Drawing on yellow paper, a group of people behind barbed wire, several barracks
Original drawing caption: French Jewish women with kids, sorting potatoes, I saw the camp near the station from the window, a Stage to Sobibór, Trawniki 1943.
A dark line drawn on yellowed paper. Tracks running horizontally across the page; in front of them, a hand lies on the ground; in the background, shapes resembling trees
A piece of paper; at the bottom right, a handwritten note: “The hand that lay on the tracks after the transport to Sobibor had passed”
Original drawing caption: Hand lying on the tracks after the transport to Sobibór passed Uchrusk [19]43.

Forgotten Drawings

The story of Józef Richter and his drawings was discovered by Miriam Nowicz from the Ghetto Fighters’ House Museum in Israel.

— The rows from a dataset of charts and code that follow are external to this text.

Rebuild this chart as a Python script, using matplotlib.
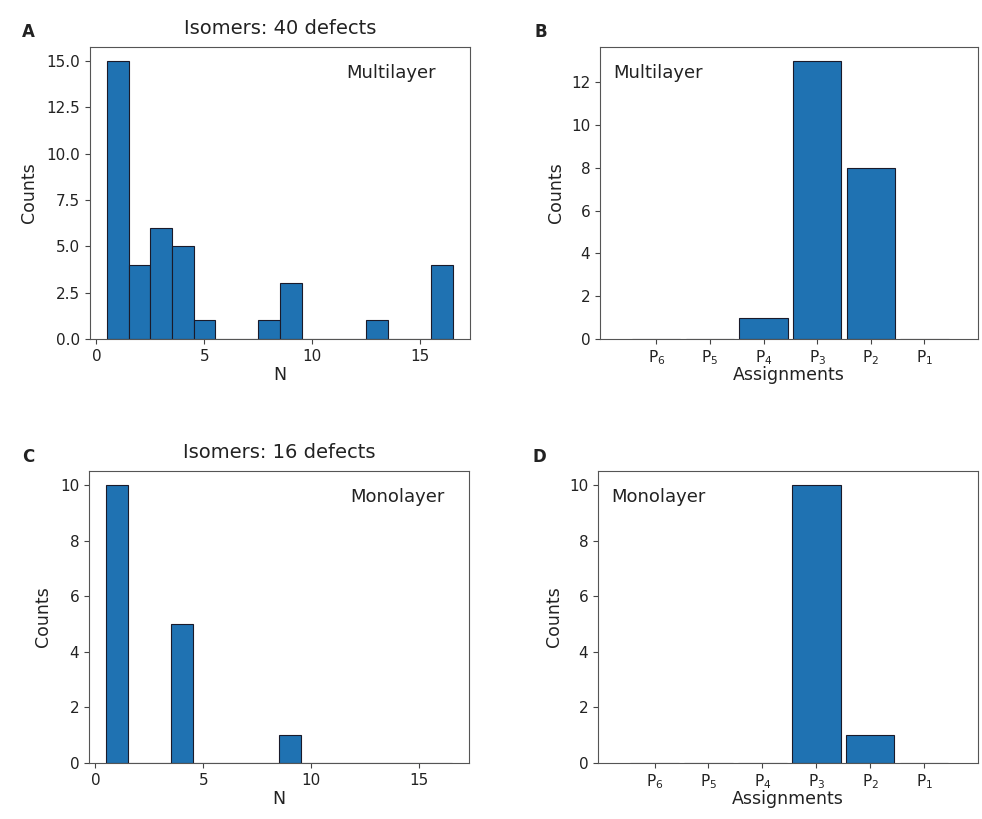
import numpy as np
import matplotlib.pyplot as plt

plt.rcParams['font.family'] = ['DejaVu Sans']
plt.rcParams['mathtext.default'] = 'regular'
plt.rcParams['text.color'] = '#222222'
plt.rcParams['axes.labelcolor'] = '#222222'
plt.rcParams['xtick.color'] = '#444444'
plt.rcParams['ytick.color'] = '#444444'
plt.rcParams['xtick.labelcolor'] = '#222222'
plt.rcParams['ytick.labelcolor'] = '#222222'
plt.rcParams['axes.edgecolor'] = '#555555'

# isomer size histograms (count per N)
n_values = np.arange(1, 17)
multi_counts = [15, 4, 6, 5, 1, 0, 0, 1, 3, 0, 0, 0, 1, 0, 0, 4]
mono_counts = [10, 0, 0, 5, 0, 0, 0, 0, 1, 0, 0, 0, 0, 0, 0, 0]

# assignments
assign_labels = ['$P_6$', '$P_5$', '$P_4$', '$P_3$', '$P_2$', '$P_1$']
multi_assign = [0, 0, 1, 13, 8, 0]
mono_assign = [0, 0, 0, 10, 1, 0]

bar_color = '#1f72b2'
edge_color = '#1a1a2a'

tick_fs = 11
label_fs = 12.5
note_fs = 13
title_fs = 14

fig = plt.figure(figsize=(9.82, 8.19), dpi=100)

axA = fig.add_axes([90/982, 1 - 339/819, 380/982, 292/819])
axB = fig.add_axes([600/982, 1 - 339/819, 378/982, 292/819])
axC = fig.add_axes([89/982, 1 - 763/819, 380/982, 292/819])
axD = fig.add_axes([598/982, 1 - 763/819, 380/982, 292/819])


def hist_panel(ax, counts, title, label, note_x):
    ax.bar(n_values, counts, width=1.0, color=bar_color, edgecolor=edge_color, linewidth=0.8)
    ax.set_title(title, fontsize=title_fs, pad=9)
    ax.set_xlabel('N', fontsize=label_fs, labelpad=2)
    ax.set_ylabel('Counts', fontsize=label_fs, labelpad=6)
    ax.set_xticks([0, 5, 10, 15])
    ax.tick_params(labelsize=tick_fs)
    ax.text(note_x, 0.91, label, transform=ax.transAxes, ha='right', va='center', fontsize=note_fs)


def assign_panel(ax, counts, label):
    x = np.arange(len(assign_labels))
    ax.bar(x, counts, width=0.9, color=bar_color, edgecolor=edge_color, linewidth=0.8)
    ax.set_xticks(x)
    ax.set_xticklabels(assign_labels)
    ax.set_xlim(-1.05, 6.0)
    ax.set_xlabel('Assignments', fontsize=label_fs, labelpad=-1)
    ax.set_ylabel('Counts', fontsize=label_fs)
    ax.tick_params(labelsize=tick_fs)
    ax.text(0.035, 0.91, label, transform=ax.transAxes, ha='left', va='center', fontsize=note_fs)


hist_panel(axA, multi_counts, 'Isomers: 40 defects', 'Multilayer', 0.91)
assign_panel(axB, multi_assign, 'Multilayer')
hist_panel(axC, mono_counts, 'Isomers: 16 defects', 'Monolayer', 0.935)
assign_panel(axD, mono_assign, 'Monolayer')

axA.set_yticks([0, 2.5, 5, 7.5, 10, 12.5, 15])
axA.set_yticklabels(['0.0', '2.5', '5.0', '7.5', '10.0', '12.5', '15.0'])
axB.set_yticks([0, 2, 4, 6, 8, 10, 12])
axC.set_yticks([0, 2, 4, 6, 8, 10])
axD.set_yticks([0, 2, 4, 6, 8, 10])

for letter, x, y in [('A', 22, 37), ('B', 535, 37), ('C', 22, 462), ('D', 533, 462)]:
    fig.text(x/982, 1 - y/819, letter, fontsize=12, fontweight='bold', ha='left', va='baseline')

fig.savefig('out.png', dpi=100)
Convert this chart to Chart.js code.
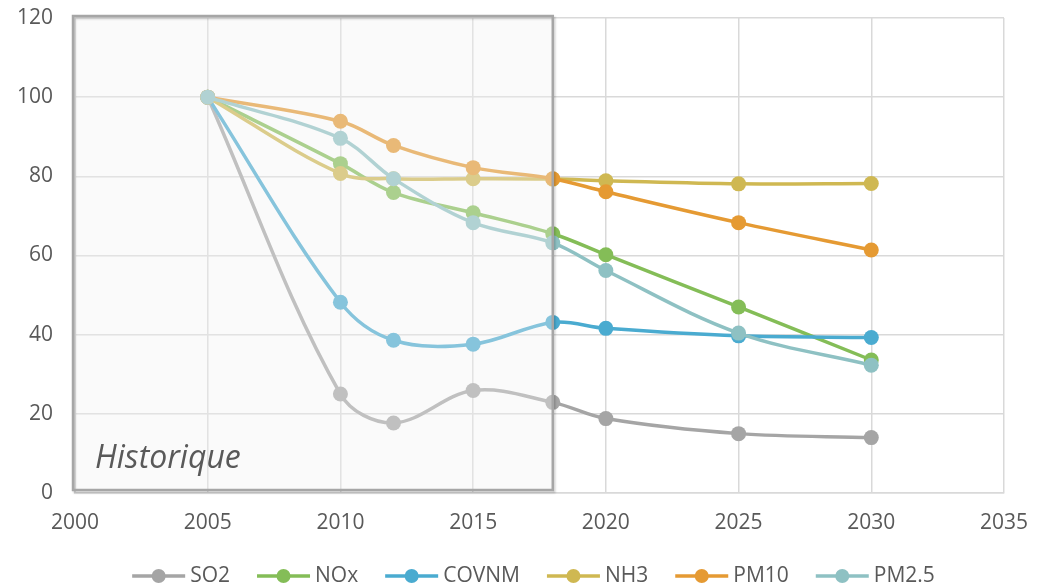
<!DOCTYPE html>
<html>
<head>
<meta charset="utf-8">
<script src="https://cdn.jsdelivr.net/npm/chart.js@4.4.1/dist/chart.umd.min.js"></script>
<style>
  html, body { margin: 0; padding: 0; background: #ffffff; }
  #c { display: block; }
</style>
</head>
<body>
<canvas id="c" width="1044" height="586"></canvas>
<script>
// Emissions index (2005 = 100), historical values then projections
const years = [2005, 2010, 2012, 2015, 2018, 2020, 2025, 2030];
const seriesNames = ['SO2', 'NOx', 'COVNM', 'NH3', 'PM10', 'PM2.5'];
const so2   = [100, 25.0, 17.7, 25.9, 22.9, 18.8, 15.0, 14.0];
const nox   = [100, 83.2, 75.9, 70.8, 65.5, 60.2, 47.0, 33.6];
const covnm = [100, 48.2, 38.6, 37.6, 43.1, 41.6, 39.7, 39.3];
const nh3   = [100, 80.7, 79.4, 79.4, 79.3, 78.9, 78.1, 78.2];
const pm10  = [100, 93.9, 87.8, 82.2, 79.4, 76.1, 68.3, 61.4];
const pm25  = [100, 89.6, 79.4, 68.3, 63.2, 56.2, 40.4, 32.3];
const xTickValues = [2000, 2005, 2010, 2015, 2020, 2025, 2030, 2035];
const yTickValues = [0, 20, 40, 60, 80, 100, 120];
const historyLabel = 'Historique';
const historyStart = 2000;
const historyEnd = 2018;

const seriesValues = [so2, nox, covnm, nh3, pm10, pm25];
const seriesColors = ['#a5a5a5', '#84bd57', '#4aabd0', '#cfb852', '#e59a33', '#8ec1c3'];

const textColor = '#595959';
const fontFamily = '"Open Sans", "Liberation Sans", sans-serif';

const datasets = seriesNames.map((name, i) => ({
  label: name,
  data: years.map((y, k) => ({ x: y, y: seriesValues[i][k] })),
  borderColor: seriesColors[i],
  backgroundColor: seriesColors[i],
  pointBackgroundColor: seriesColors[i],
  pointBorderColor: seriesColors[i],
  pointBorderWidth: 0,
  pointRadius: 7.5,
  borderWidth: 3.5,
  tension: 0.35,
  fill: false,
  order: seriesNames.length - i
}));

// Shaded frame over the historical period, with its caption
const historyFrame = {
  id: 'historyFrame',
  afterDatasetsDraw(chart) {
    const { ctx, scales: { x, y } } = chart;
    const x0 = x.getPixelForValue(historyStart) - 2;
    const x1 = x.getPixelForValue(historyEnd);
    const y0 = y.getPixelForValue(120) - 2;
    const y1 = y.getPixelForValue(0) - 3;
    ctx.save();
    ctx.fillStyle = 'rgba(240,240,240,0.36)';
    ctx.fillRect(x0, y0, x1 - x0, y1 - y0);
    ctx.shadowColor = 'rgba(0,0,0,0.18)';
    ctx.shadowOffsetX = 1.5;
    ctx.shadowOffsetY = 2;
    ctx.shadowBlur = 2;
    ctx.strokeStyle = '#a6a6a6';
    ctx.lineWidth = 2.5;
    ctx.strokeRect(x0, y0, x1 - x0, y1 - y0);
    ctx.shadowColor = 'transparent';
    ctx.fillStyle = textColor;
    ctx.font = 'italic 32px ' + fontFamily;
    ctx.textAlign = 'left';
    ctx.textBaseline = 'middle';
    ctx.fillText(historyLabel, x0 + 22, y1 - 31);
    ctx.restore();
  }
};

// Legend: line with marker, then series name, centred under the plot
const lineLegend = {
  id: 'lineLegend',
  afterDraw(chart) {
    const { ctx, chartArea } = chart;
    const sampleW = 53, gapText = 5, gapItem = 27;
    ctx.save();
    ctx.font = '21px ' + fontFamily;
    const items = chart.data.datasets.map(ds => ({
      text: ds.label, color: ds.borderColor, w: ctx.measureText(ds.label).width
    }));
    const total = items.reduce((s, it) => s + sampleW + gapText + it.w, 0) + gapItem * (items.length - 1);
    let cx = (chartArea.left + chartArea.right) / 2 - 6 - total / 2;
    const cy = 576;
    items.forEach(it => {
      ctx.strokeStyle = it.color;
      ctx.lineWidth = 3.5;
      ctx.beginPath();
      ctx.moveTo(cx, cy);
      ctx.lineTo(cx + sampleW, cy);
      ctx.stroke();
      ctx.fillStyle = it.color;
      ctx.beginPath();
      ctx.arc(cx + sampleW / 2, cy, 7, 0, Math.PI * 2);
      ctx.fill();
      ctx.fillStyle = textColor;
      ctx.textAlign = 'left';
      ctx.textBaseline = 'middle';
      ctx.fillText(it.text, cx + sampleW + gapText, cy);
      cx += sampleW + gapText + it.w + gapItem;
    });
    ctx.restore();
  }
};

new Chart(document.getElementById('c'), {
  type: 'line',
  data: { datasets },
  plugins: [historyFrame, lineLegend],
  options: {
    responsive: false,
    animation: false,
    layout: { padding: { left: 0, right: 40, top: 18, bottom: 48 } },
    plugins: { legend: { display: false }, tooltip: { enabled: false } },
    scales: {
      x: {
        type: 'linear',
        min: 2000,
        max: 2035,
        afterBuildTicks: s => { s.ticks = xTickValues.map(v => ({ value: v })); },
        afterFit: s => { s.height = 45; s.paddingLeft = 0; s.paddingRight = 0; },
        grid: { color: '#d9d9d9', lineWidth: 1.5, drawTicks: false },
        border: { display: true, color: '#d9d9d9', width: 1.5 },
        ticks: {
          padding: 17, color: textColor, autoSkip: false, maxRotation: 0,
          font: { family: fontFamily, size: 21 },
          callback: v => String(v)
        }
      },
      y: {
        min: 0,
        max: 120,
        afterBuildTicks: s => { s.ticks = yTickValues.map(v => ({ value: v })); },
        afterFit: s => { s.width = 75; s.paddingTop = 0; s.paddingBottom = 0; },
        grid: { color: '#d9d9d9', lineWidth: 1.5, drawTicks: false },
        border: { display: true, color: '#d9d9d9', width: 1.5 },
        ticks: {
          padding: 22, color: textColor,
          font: { family: fontFamily, size: 21 },
          callback: v => String(v)
        }
      }
    }
  }
});
</script>
</body>
</html>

She came across the sketches while she was researching the Holocaust history by travelling through Poland and looking for sources. The drawings were kept by an inhabitant of a village near Chełm. According to his testimony, Richter joined the partisans and was killed in combat during the war.

drawing made on yellow paper with a pencil, a group of people on the back of a truck, an armed guard visible
Original drawing caption: Group of young Jewish women transported from the ghetto in Piaski towards Trawniki, temperature −10°C, [19]43

Józef Richter and Aleksander Paszko

Aleksander Paszko was from Kraśniczyn, and he gave a testimony regarding Richter during his visit to Israel in 1967: “ Józef Rychter worked in the railway labour brigades, and was dispatched to various districts. He was in Trawniki, Krasnystaw and Piaski. Lastly, he worked in Sobibór. […] He worked as a Pole […] and visited me from time to time. He drew documentary sketches on whatever he had. If he had quality paper, he drew on that paper, if he had just a newspaper, he drew on that newspaper.”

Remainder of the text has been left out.